On Sunday I got out my blue rocket, which is the previous generation
of the rocket that shredded. I have a small video camera that I can
fly on this rocket, so I wanted to get some aerial shots of the launch
site. I flew it twice: once on H97J, once on a H180W. The H180
flight went to 2600', and provided a nice view of the launch site &
recovery area. When I get a chance, I'll post the video from those
flights. Both came out pretty nice. I posted a few vid caps to the
images section on the website. It's cool to hear the audio of these
launches, especially hearing the blackjack motor come up to pressure.
Carl got in two flights on Sunday with Dora, doing more testing of
dual deployment. His first flight was on a H218R, and was his first
true dual-deployment. Worked great, was a really nice flight.
Congrats on hitting that milestone.
His second flight was the last launch of the day. Because he was
worried that the motor delay was too short, he decided to go all
electronic and used a plugged closure. It was a beautiful launch on
an I161W (?). Looks like it got to about 3000'. At apogee, nothing
happened. Hmmmm. At least it was coming down in a flat spin, so it
was slow and controlled. Then, at 500' nothing happened.
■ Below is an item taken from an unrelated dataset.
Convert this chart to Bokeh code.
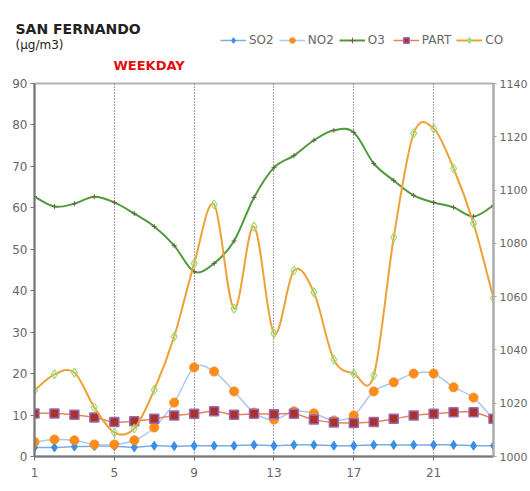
from bokeh.plotting import figure
from bokeh.models import (Range1d, LinearAxis, FixedTicker, Legend, LegendItem,
                          Label)
from bokeh.embed import file_html
from bokeh.resources import INLINE

# ---------------- data ----------------
hours = list(range(1, 25))
x_ticks = [1, 5, 9, 13, 17, 21]
y_ticks = [0, 10, 20, 30, 40, 50, 60, 70, 80, 90]
co_ticks = [1000, 1020, 1040, 1060, 1080, 1100, 1120, 1140]
series_names = ["SO2", "NO2", "O3", "PART", "CO"]

so2 = [2.2, 2.2, 2.4, 2.5, 2.5, 2.2, 2.6, 2.5, 2.6, 2.6, 2.6, 2.8,
       2.6, 2.8, 2.8, 2.6, 2.6, 2.8, 2.8, 2.8, 2.8, 2.8, 2.6, 2.6]
no2 = [3.5, 4.1, 3.9, 2.9, 2.9, 3.9, 7.0, 13.0, 21.5, 20.5, 15.7, 10.6,
       8.9, 10.9, 10.4, 8.7, 9.9, 15.7, 17.9, 20.0, 20.0, 16.7, 14.2, 8.9]
o3 = [62.7, 60.3, 61.0, 62.7, 61.3, 58.6, 55.5, 50.9, 44.6, 46.6, 52.0, 62.5,
      69.7, 72.6, 76.3, 78.7, 78.2, 70.7, 66.6, 63.0, 61.3, 60.1, 57.9, 60.6]
part = [10.4, 10.4, 10.1, 9.4, 8.3, 8.5, 9.1, 9.9, 10.3, 10.9, 10.1, 10.3,
        10.2, 10.3, 8.9, 8.2, 8.1, 8.3, 9.1, 9.9, 10.3, 10.7, 10.7, 9.1]
co = [1024.8, 1030.8, 1031.5, 1018.4, 1009.0, 1010.5, 1025.0, 1045.0, 1072.4,
      1094.6, 1055.5, 1086.3, 1046.2, 1069.8, 1061.6, 1036.4, 1031.1, 1030.4,
      1082.2, 1121.3, 1123.1, 1108.1, 1087.5, 1059.3]

values = {"SO2": so2, "NO2": no2, "O3": o3, "PART": part, "CO": co}

FONT = "DejaVu Sans"

STYLES = {
    "SO2": dict(lc="#79aee8", lw=1.5, m="diamond", fc="#3a8ee6", mc="#3a8ee6", sz=9, mw=1),
    "NO2": dict(lc="#a9c9ee", lw=1.5, m="circle", fc="#ff8c1a", mc="#ff8c1a", sz=9, mw=1),
    "O3": dict(lc="#4f9a3a", lw=2, m="cross", fc=None, mc="#6e5e50", sz=5, mw=1),
    "PART": dict(lc="#e8845c", lw=1.5, m="square", fc="#a8322e", mc="#9b6bb5", sz=9, mw=1.5),
    "CO": dict(lc="#eea236", lw=2, m="diamond", fc=None, mc="#94e07a", sz=9, mw=1.2),
}


def smooth(xs, ys):
    """Bezier control points for an Excel-like smoothed line."""
    n = len(xs)
    d = dict(x0=[], y0=[], x1=[], y1=[], cx0=[], cy0=[], cx1=[], cy1=[])
    for i in range(n - 1):
        a = i - 1 if i > 0 else i
        b = i + 2 if i + 2 < n else i + 1
        d["x0"].append(xs[i]); d["y0"].append(ys[i])
        d["x1"].append(xs[i + 1]); d["y1"].append(ys[i + 1])
        d["cx0"].append(xs[i] + (xs[i + 1] - xs[a]) / 6.0)
        d["cy0"].append(ys[i] + (ys[i + 1] - ys[a]) / 6.0)
        d["cx1"].append(xs[i + 1] - (xs[b] - xs[i]) / 6.0)
        d["cy1"].append(ys[i + 1] - (ys[b] - ys[i]) / 6.0)
    return d


HEAD_H = 76

# ---------------- header (titles + legend) ----------------
h = figure(width=530, height=HEAD_H, output_backend="svg", toolbar_location=None,
           x_range=Range1d(-3, -2), y_range=Range1d(-3, -2),
           x_axis_type=None, y_axis_type=None,
           min_border_left=0, min_border_right=0, min_border_top=0,
           min_border_bottom=0, outline_line_color=None)
h.grid.visible = False

items = []
for name in series_names:
    st = STYLES[name]
    lr = h.line(hours, values[name], line_color=st["lc"], line_width=st["lw"])
    sr = h.scatter(hours, values[name], marker=st["m"],
                   size=max(st["sz"] - 3, 5),
                   fill_color=st["fc"] if st["fc"] else st["mc"],
                   line_color=st["mc"], line_width=st["mw"])
    items.append(LegendItem(label=name, renderers=[lr, sr]))

legend = Legend(items=items, orientation="horizontal",
                location=(220, HEAD_H - 47),
                glyph_width=26, glyph_height=14, label_height=14,
                label_standoff=3, spacing=5, padding=0, margin=0,
                border_line_color=None, background_fill_alpha=0,
                label_text_font=FONT, label_text_font_size="12px",
                label_text_color="#666666")
h.add_layout(legend, "center")

h.add_layout(Label(x=15, y=HEAD_H - 28, x_units="screen", y_units="screen",
                   text="SAN FERNANDO", text_font=FONT, text_font_size="14px",
                   text_font_style="bold", text_color="#222222",
                   text_baseline="middle"))
h.add_layout(Label(x=15, y=HEAD_H - 44, x_units="screen", y_units="screen",
                   text="(µg/m3)", text_font=FONT, text_font_size="12px",
                   text_color="#222222", text_baseline="middle"))
h.add_layout(Label(x=113, y=HEAD_H - 65, x_units="screen", y_units="screen",
                   text="WEEKDAY", text_font=FONT, text_font_size="13px",
                   text_font_style="bold", text_color="#e01010",
                   text_baseline="middle"))

# ---------------- main chart ----------------
p = figure(width=530, height=491 - HEAD_H, output_backend="svg",
           toolbar_location=None,
           x_range=Range1d(1, 24), y_range=Range1d(0, 90),
           min_border_left=34, min_border_right=37, min_border_top=83 - HEAD_H,
           min_border_bottom=35, background_fill_color="white",
           border_fill_color="white")
p.extra_y_ranges = {"co": Range1d(1000, 1140)}

p.outline_line_color = "#b4b4b4"
p.outline_line_width = 2
p.ygrid.visible = False
p.xgrid.ticker = FixedTicker(ticks=[5, 9, 13, 17, 21])
p.xgrid.grid_line_color = "#555555"
p.xgrid.grid_line_dash = "1 2"
p.xgrid.grid_line_width = 1.2

p.xaxis.ticker = FixedTicker(ticks=x_ticks)
p.yaxis.ticker = FixedTicker(ticks=y_ticks)
for ax in (p.xaxis[0], p.yaxis[0]):
    ax.axis_line_color = "#777777"
    ax.axis_line_width = 2
    ax.major_tick_line_color = "#777777"
    ax.major_tick_in = 0
    ax.major_tick_out = 4
    ax.minor_tick_line_color = None
    ax.major_label_text_font = FONT
    ax.major_label_text_font_size = "12px"
    ax.major_label_text_color = "#666666"
    ax.major_label_standoff = 3
p.xaxis[0].major_label_standoff = 7

right = LinearAxis(y_range_name="co", ticker=FixedTicker(ticks=co_ticks))
right.axis_line_color = "#aaaaaa"
right.axis_line_width = 2
right.major_tick_line_color = "#aaaaaa"
right.major_tick_in = 0
right.major_tick_out = 3
right.minor_tick_line_color = None
right.major_label_text_font = FONT
right.major_label_text_font_size = "11px"
right.major_label_text_color = "#666666"
right.major_label_standoff = 3
p.add_layout(right, "right")

for name in series_names:
    st = STYLES[name]
    kw = {"y_range_name": "co"} if name == "CO" else {}
    p.bezier(line_color=st["lc"], line_width=st["lw"],
             **smooth(hours, values[name]), **kw)
    p.scatter(hours, values[name], marker=st["m"], size=st["sz"],
              fill_color=st["fc"], line_color=st["mc"], line_width=st["mw"],
              **kw)

open("out.html", "w").write(file_html([h, p], INLINE))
Hmmm. "Hey
Carl, did you arm the electronics?" GRRRRR!!!! Unfortunately in the
rush to get the flight off before the waiver closed, Carl forgot to
turn on the electronics - Doh! Luckily the rocket came down in that
flat spin and landed in soft dirt. No damage at all, except some
minor bruising of the ego.
All in all we had a great time. This was our first "destination"
launch. It was really nice to hang out with everyone, put some faces
with e-mail addresses, and get some good advice. We were really
impressed at how nice & supportive everyone was. Good to meet some of
the Spokane crew too.
Thanks to everyone who organized the launch, got the GSE out there,
etc. Also, thanks to PSP for supplying motors. If it weren't for
them, we probably wouldn't have made the trip out there.